An element of the educational experience is certainly lost when coursework is done online (and, in many cases, asynchronously). You miss out on real-time, in-person discussion and the learning that comes from it. While many courses involve real-time video sessions via Zoom or GoogleMeet, no communication modality is as effective as in-person communication. In-person learning also allows people to debate and challenge one another in real-time. This plays a huge part in helping people learn. You have to really think through what you believe in order to speak up and engage someone else in a healthy debate. It isn’t that this doesn’t happen remotely—it just isn’t happening as much as it does in person.

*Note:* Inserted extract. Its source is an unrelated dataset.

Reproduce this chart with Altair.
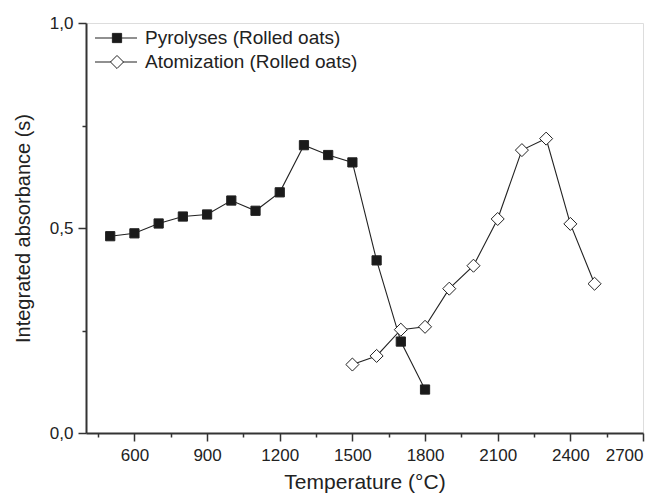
import altair as alt
import pandas as pd

# ---- data ----
series_names = ["Pyrolyses (Rolled oats)", "Atomization (Rolled oats)"]

pyro_temp = [500, 600, 700, 800, 900, 1000, 1100, 1200, 1300, 1400, 1500, 1600, 1700, 1800]
pyro_abs = [0.480, 0.487, 0.511, 0.528, 0.533, 0.567, 0.542, 0.587, 0.702, 0.678, 0.660, 0.421, 0.223, 0.106]

atom_temp = [1500, 1600, 1700, 1800, 1900, 2000, 2100, 2200, 2300, 2400, 2500]
atom_abs = [0.167, 0.188, 0.252, 0.259, 0.352, 0.408, 0.522, 0.690, 0.718, 0.510, 0.364]

x_major = [600, 900, 1200, 1500, 1800, 2100, 2400, 2700]
x_minor = [450, 750, 1050, 1350, 1650, 1950, 2250, 2550]
y_major = [0.0, 0.5, 1.0]
y_minor = [0.25, 0.75]

df = pd.DataFrame({
    "series": [series_names[0]] * len(pyro_temp) + [series_names[1]] * len(atom_temp),
    "temp": pyro_temp + atom_temp,
    "value": pyro_abs + atom_abs,
})
legend_df = pd.DataFrame({"series": series_names})

FONT = "Liberation Sans"
AX = "#333333"
INK = "#222222"

color_scale = alt.Scale(domain=series_names, range=[INK, INK])
shape_scale = alt.Scale(domain=series_names, range=["square", "diamond"])
fill_scale = alt.Scale(domain=series_names, range=["#1a1a1a", "#ffffff"])
size_scale = alt.Scale(domain=series_names, range=[85, 170])

x_axis = alt.Axis(
    values=sorted(x_major + x_minor),
    tickSize={"condition": {"test": "datum.value % 300 == 0", "value": 8}, "value": 4},
    labelExpr="datum.value % 300 == 0 ? format(datum.value, 'd') : ''",
    labelOverlap=False,
    grid=False,
    domainColor=AX, domainWidth=2,
    tickColor=AX, tickWidth=1.5,
    labelFont=FONT, labelFontSize=17, labelColor=INK, labelPadding=6,
    titleFont=FONT, titleFontSize=21, titleFontWeight="normal", titleColor=INK,
    titlePadding=8,
)
y_axis = alt.Axis(
    values=sorted(y_major + y_minor),
    tickSize={"condition": {"test": "(datum.value * 4) % 2 == 0", "value": 8}, "value": 4},
    labelExpr="(datum.value * 4) % 2 == 0 ? replace(format(datum.value, '.1f'), '.', ',') : ''",
    labelOverlap=False,
    grid=False,
    domainColor=AX, domainWidth=2,
    tickColor=AX, tickWidth=1.5,
    labelFont=FONT, labelFontSize=17, labelColor=INK, labelPadding=5,
    titleFont=FONT, titleFontSize=20, titleFontWeight="normal", titleColor=INK,
    titlePadding=16,
)

base = alt.Chart(df).encode(
    x=alt.X("temp:Q", title="Temperature (°C)", scale=alt.Scale(domain=[400, 2700], nice=False, zero=False), axis=x_axis),
    y=alt.Y("value:Q", title="Integrated absorbance (s)", scale=alt.Scale(domain=[0, 1], nice=False), axis=y_axis),
)

lines = base.mark_line(strokeWidth=1.1).encode(
    color=alt.Color("series:N", scale=color_scale, legend=None),
    detail="series:N",
)
points = base.mark_point(filled=False, opacity=1, stroke=INK, strokeWidth=1).encode(
    shape=alt.Shape("series:N", scale=shape_scale, legend=None),
    fill=alt.Fill("series:N", scale=fill_scale, legend=None),
    size=alt.Size("series:N", scale=size_scale, legend=None),
)

legend_rows = [15, 39]
legend_layers = []
for name, ypos in zip(series_names, legend_rows):
    lb = alt.Chart(legend_df).transform_filter(alt.datum.series == name).encode(y=alt.value(ypos))
    legend_layers.append(lb.mark_rule(color=INK, strokeWidth=1.1).encode(x=alt.value(9), x2=alt.value(51)))
    legend_layers.append(lb.mark_point(filled=False, opacity=1, stroke=INK, strokeWidth=1).encode(
        x=alt.value(31),
        shape=alt.Shape("series:N", scale=shape_scale, legend=None),
        fill=alt.Fill("series:N", scale=fill_scale, legend=None),
        size=alt.Size("series:N", scale=size_scale, legend=None),
    ))
    legend_layers.append(lb.mark_text(align="left", baseline="middle", font=FONT, fontSize=19, color=INK).encode(
        x=alt.value(59), text="series:N"
    ))

chart = alt.layer(lines, points, *legend_layers).properties(
    width=557, height=410,
    autosize=alt.AutoSizeParams(type="none"),
    padding={"left": 78, "top": 15, "right": 17, "bottom": 70},
).configure_view(stroke=AX, strokeWidth=2).configure(background="white")

chart.save("out.html", embed_options={"renderer": "svg", "actions": False})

- It’s hard to judge the value of each course or certification. Can we trust someone’s proficiency in a specific skill or vocation based on a certification from Udemy? Without a set of standards by which all courses need to adhere (like a credentialing agency), how can employers accurately and adequately understand their candidates’ abilities?
What Does This Mean for Entrepreneurs?
We have never had more access to education than we do right now. As people begin educating themselves through these various pathways—be it coding boot camps or YouTube tutorials—our workforce will change. As our workforce becomes more educated and adept at various skills, leaders need to ensure that they, too, are stepping up their intellectual game—and there’s no excuse not to. Online learning is accessible from every device you own—mobile phone, laptop, tablet, etc. Learning on the go is the de facto style. You may not become an expert through online learning, but you can undoubtedly advance your skillset, knowledge set, and therefore more quickly understand the context for your investments. Need to know something about a specific subject or industry? Start with a Google search and branch out from there.
At the end of the day, there are other ways to go about learning (versus the four-year collegiate model), which means there has to be another way to go about rebooting your career. The data shows that if you engage in certifications and online learning models, you’re on the fast track to switching careers—or at least finding a job you’re excited about.